Jamie Farrar - CEO, Director
Good question. It's something we've been really focused on but our view, the market's been really choppy since the summer so as far as considering alternatives to raise capital, it has not been an ideal time. We think there are a lot of options that are available to us and now that the markets have settled down somewhat, it's something that we can explore further.
What our focus has been, and I think you'll see it in our results, is really focusing on our portfolio and the results from that are higher per-share operating metrics. We've increased our occupancy. We've gotten the internalization agreements done. So our focus has been trying to create value internally before having discussions where having a low stock price puts us at a disadvantage. There are, for sure, a number of opportunities that could be available if we wanted to choose them: convertible debt, preferred shares, JV equity. We've had a lot of inbound calls but we've been really focused one, internally and two, trying to keep our story pretty simple on the go-forward.
Craig Kucera - Analyst
Got it. Thanks. Appreciate the color.
Operator
(Operator Instructions). Wilkes Graham, Compass Point.
Wilkes Graham - Analyst
Hey, good morning. Most of my questions were just asked by the previous two gentlemen. So maybe, Jamie, can you maybe talk about what markets that you are seeing better acquisition opportunities?

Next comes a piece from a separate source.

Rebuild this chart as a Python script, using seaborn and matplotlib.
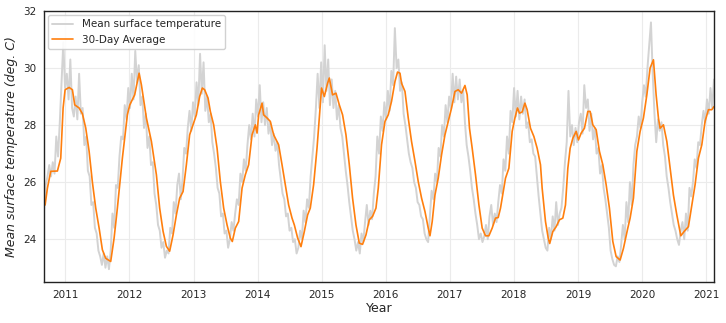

Jamie Farrar - CEO, Director
So if you kind of zero in on where we see attractive cap rates but really the fundamentals that are positioning to real estate well over the medium and long term, top of the list still Dallas, Tampa, Orlando, Phoenix, Portland. We're looking at a few things there as well. We actually are looking at a couple of transactions in Seattle that still fit, a very tough market to get into but we're finding a few interesting opportunities there. So that's the very top of the list, Wilkes. Again, Houston -- we don't want to cross it off our list, given the uncertainty with energy pricing, but it's certainly not one we're actively considering but remains on the list, because if opportunities in the market start turning, it could be very attractive. It's just not on the foreseeable horizon for us right now.
Wilkes Graham - Analyst
Okay. I apologize if I missed this but I heard you talking with Craig about the idea of maybe buying stock personally going forward. I'm curious -- even though you're interested in growing the market cap, if the stock price stays out of these levels, how interested are you as a company in buying back stock?

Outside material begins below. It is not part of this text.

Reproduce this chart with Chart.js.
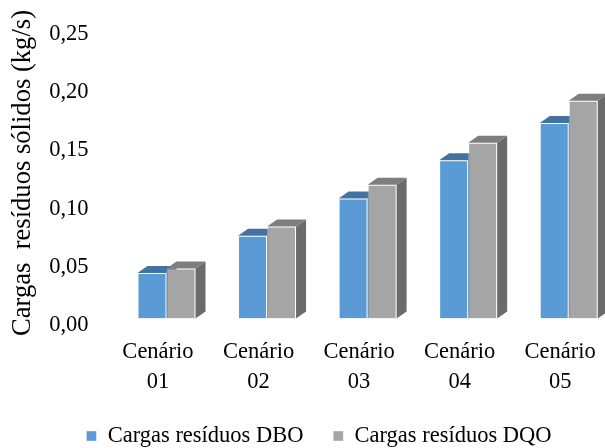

Jamie Farrar - CEO, Director
As a company I think we want to really try and preserve our liquidity right now. It's something that we haven't been actively considering. That could change but I would say in the new term, buying back stock hasn't been a priority. It's been trying to grow and build our portfolio and build our shareholder base. Individuals, directors and insiders are free to buy and I think generally the consensus is we see great value right now but we haven't been able to execute for the last nine months.
Wilkes Graham - Analyst
Well, I'll say congratulations on covering the dividend with AFFO -- I think the stock is not reflecting that currently -- and good luck in the coming months with the internalization. Hopefully the stock gets credit for that.

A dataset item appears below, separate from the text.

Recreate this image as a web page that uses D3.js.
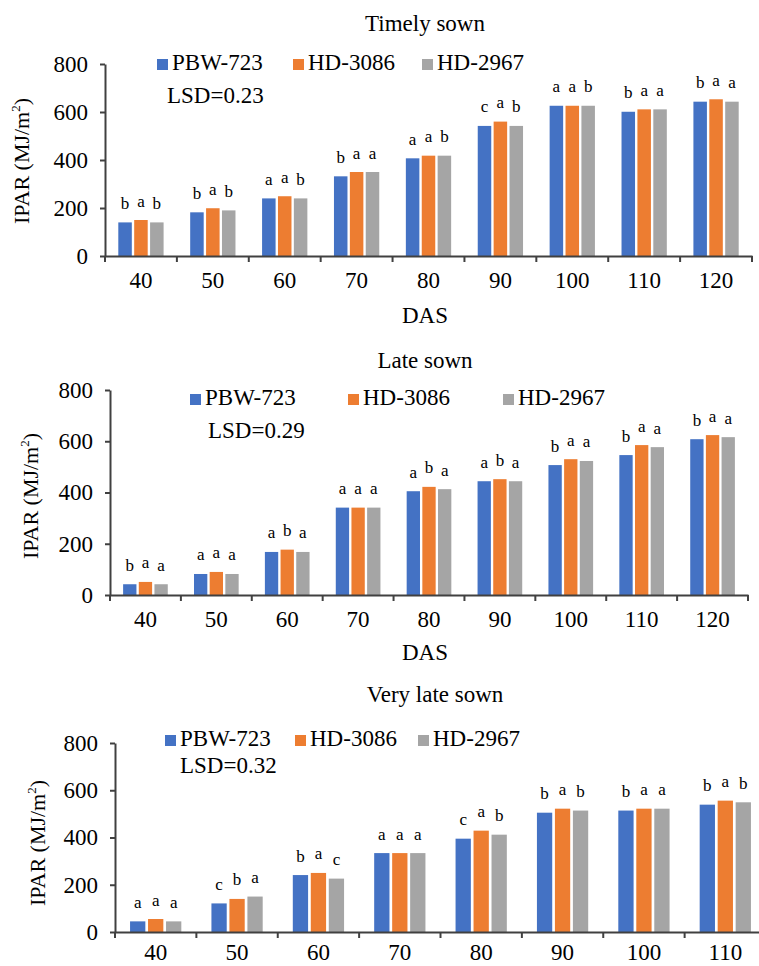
<!DOCTYPE html>
<html>
<head>
<meta charset="utf-8">
<script src="https://cdn.jsdelivr.net/npm/d3@7.9.0/dist/d3.min.js"></script>
<style>
    body { margin: 0; background: #fff; }
    svg text { font-family: 'Liberation Serif', 'Times New Roman', Times, serif; fill: #000; }
</style>
</head>
<body>
<svg id="chart" width="759" height="966"></svg>
<script>
const series = ['PBW-723', 'HD-3086', 'HD-2967'];
const seriesColors = ['#4472C4', '#ED7D31', '#A5A5A5'];
const yTicks = [0, 200, 400, 600, 800];

// Timely sown
const dasTimely = [40, 50, 60, 70, 80, 90, 100, 110, 120];
const timelyPBW723 = [140, 182, 240, 332, 407, 542, 626, 601, 643];
const timelyHD3086 = [150, 199, 249, 350, 418, 560, 626, 611, 653];
const timelyHD2967 = [140, 190, 240, 350, 418, 542, 626, 611, 643];
const timelyLetters = ['bab', 'bab', 'aab', 'baa', 'aab', 'cab', 'aab', 'baa', 'baa'];

// Late sown
const dasLate = [40, 50, 60, 70, 80, 90, 100, 110, 120];
const latePBW723 = [42, 82, 168, 341, 405, 444, 507, 546, 608];
const lateHD3086 = [51, 90, 177, 341, 422, 452, 530, 585, 624];
const lateHD2967 = [42, 82, 168, 341, 413, 444, 523, 577, 616];
const lateLetters = ['baa', 'aaa', 'aba', 'aaa', 'aba', 'aba', 'baa', 'baa', 'baa'];

// Very late sown
const dasVeryLate = [40, 50, 60, 70, 80, 90, 100, 110];
const veryLatePBW723 = [45, 121, 241, 334, 395, 505, 514, 539];
const veryLateHD3086 = [55, 140, 250, 334, 429, 522, 522, 556];
const veryLateHD2967 = [45, 150, 226, 334, 412, 514, 522, 549];
const veryLateLetters = ['aaa', 'cba', 'bac', 'aaa', 'cab', 'bab', 'baa', 'bab'];

const panels = [
    {
        title: 'Timely sown', lsd: 'LSD=0.23', das: dasTimely, letters: timelyLetters,
        values: [timelyPBW723, timelyHD3086, timelyHD2967],
        left: 105, right: 752, top: 64, bottom: 256, labelPad: 16,
        titleX: 425, titleY: 31, dasY: 323, yTitleX: 29, yTitleY: 161,
        legendY: 70, legendX: [157, 293, 422], lsdX: 167, lsdY: 103
    },
    {
        title: 'Late sown', lsd: 'LSD=0.29', das: dasLate, letters: lateLetters,
        values: [latePBW723, lateHD3086, lateHD2967],
        left: 110, right: 748, top: 390, bottom: 595, labelPad: 16,
        titleX: 425, titleY: 368, dasY: 660, yTitleX: 38, yTitleY: 496,
        legendY: 405, legendX: [190, 348, 503], lsdX: 208, lsdY: 438
    },
    {
        // the x axis runs past the right edge of the picture, as in the source
        title: 'Very late sown', lsd: 'LSD=0.32', das: dasVeryLate, letters: veryLateLetters,
        values: [veryLatePBW723, veryLateHD3086, veryLateHD2967],
        left: 115, right: 766, top: 743, bottom: 932, labelPad: 12,
        titleX: 435, titleY: 702, dasY: null, yTitleX: 45, yTitleY: 843,
        legendY: 746, legendX: [165, 295, 418], lsdX: 180, lsdY: 773
    }
];

const fontFamily = "'Liberation Serif', 'Times New Roman', Times, serif";
const svg = d3.select('#chart').attr('font-family', fontFamily);
const axisColor = '#404040';

function drawPanel(p) {
    const g = svg.append('g');

    const x0 = d3.scaleBand().domain(p.das).range([p.left, p.right])
        .paddingInner(0.37).paddingOuter(0.185);
    const x1 = d3.scaleBand().domain(d3.range(series.length))
        .range([0, x0.bandwidth()]).paddingInner(0.15);
    const y = d3.scaleLinear().domain([0, 800]).range([p.bottom, p.top]);

    const rows = p.das.flatMap((d, i) => series.map((s, j) => ({
        das: d, s: j, value: p.values[j][i], letter: p.letters[i][j]
    })));

    // bars
    g.selectAll('rect.bar').data(rows).join('rect')
        .attr('class', 'bar')
        .attr('x', (d) => x0(d.das) + x1(d.s))
        .attr('y', (d) => y(d.value))
        .attr('width', x1.bandwidth())
        .attr('height', (d) => y(0) - y(d.value))
        .attr('fill', (d) => seriesColors[d.s]);

    // significance letters
    g.selectAll('text.letter').data(rows).join('text')
        .attr('class', 'letter')
        .attr('x', (d) => x0(d.das) + x1(d.s) + x1.bandwidth() / 2)
        .attr('y', (d) => y(d.value) - 13.5)
        .attr('text-anchor', 'middle')
        .attr('font-size', 17)
        .text((d) => d.letter);

    // y axis
    const yAxis = g.append('g')
        .attr('transform', `translate(${p.left},0)`)
        .call(d3.axisLeft(y).tickValues(yTicks).tickSize(5).tickSizeOuter(0).tickPadding(12));
    yAxis.attr('font-family', fontFamily).attr('font-size', null);
    yAxis.selectAll('text').attr('font-size', 23).attr('fill', '#000');

    // x axis: labels at band centres, ticks between bands
    const xAxis = g.append('g')
        .attr('transform', `translate(0,${p.bottom})`)
        .call(d3.axisBottom(x0).tickSize(0).tickSizeOuter(0).tickPadding(p.labelPad));
    xAxis.attr('font-family', fontFamily).attr('font-size', null);
    xAxis.selectAll('text').attr('font-size', 23).attr('fill', '#000');
    xAxis.selectAll('line.sep').data(d3.range(p.das.length + 1)).join('line')
        .attr('class', 'sep')
        .attr('x1', (i) => x0.range()[0] + i * x0.step())
        .attr('x2', (i) => x0.range()[0] + i * x0.step())
        .attr('y1', 0).attr('y2', 6);

    [yAxis, xAxis].forEach((ax) => {
        ax.selectAll('path, line').attr('stroke', axisColor).attr('stroke-width', 2);
    });

    // title
    g.append('text')
        .attr('x', p.titleX).attr('y', p.titleY)
        .attr('text-anchor', 'middle').attr('font-size', 23)
        .text(p.title);

    // x axis title
    if (p.dasY !== null) {
        g.append('text')
            .attr('x', 425).attr('y', p.dasY)
            .attr('text-anchor', 'middle').attr('font-size', 23)
            .text('DAS');
    }

    // y axis title
    const yt = g.append('text')
        .attr('transform', `translate(${p.yTitleX},${p.yTitleY}) rotate(-90)`)
        .attr('text-anchor', 'middle').attr('font-size', 22);
    yt.append('tspan').text('IPAR (MJ/m');
    yt.append('tspan').attr('font-size', 13).attr('dy', -9).text('2');
    yt.append('tspan').attr('dy', 9).text(')');

    // legend
    series.forEach((s, j) => {
        g.append('rect')
            .attr('x', p.legendX[j]).attr('y', p.legendY - 11)
            .attr('width', 11).attr('height', 11)
            .attr('fill', seriesColors[j]);
        g.append('text')
            .attr('x', p.legendX[j] + 15).attr('y', p.legendY)
            .attr('font-size', 23)
            .text(s);
    });

    g.append('text')
        .attr('x', p.lsdX).attr('y', p.lsdY)
        .attr('font-size', 23)
        .text(p.lsd);
}

panels.forEach(drawPanel);
</script>
</body>
</html>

Jamie Farrar - CEO, Director
Appreciate it, Wilkes.
Tony Maretic - CFO, Secretary, Treasurer
Thanks, Wilkes.
Operator
If there are no more questions, I will turn it back to Mr. Farrar to wrap up.
Jamie Farrar - CEO, Director
Thank you. We appreciate everybody joining today. Over the quarter we think we've made tremendous progress. We are continuing to take steps that will unlock value and create more value in our company for our shareholders. We look forward to updating you further in the coming quarters.
Operator
The conference is now concluded. Thank you for attending today's presentation. You may now disconnect.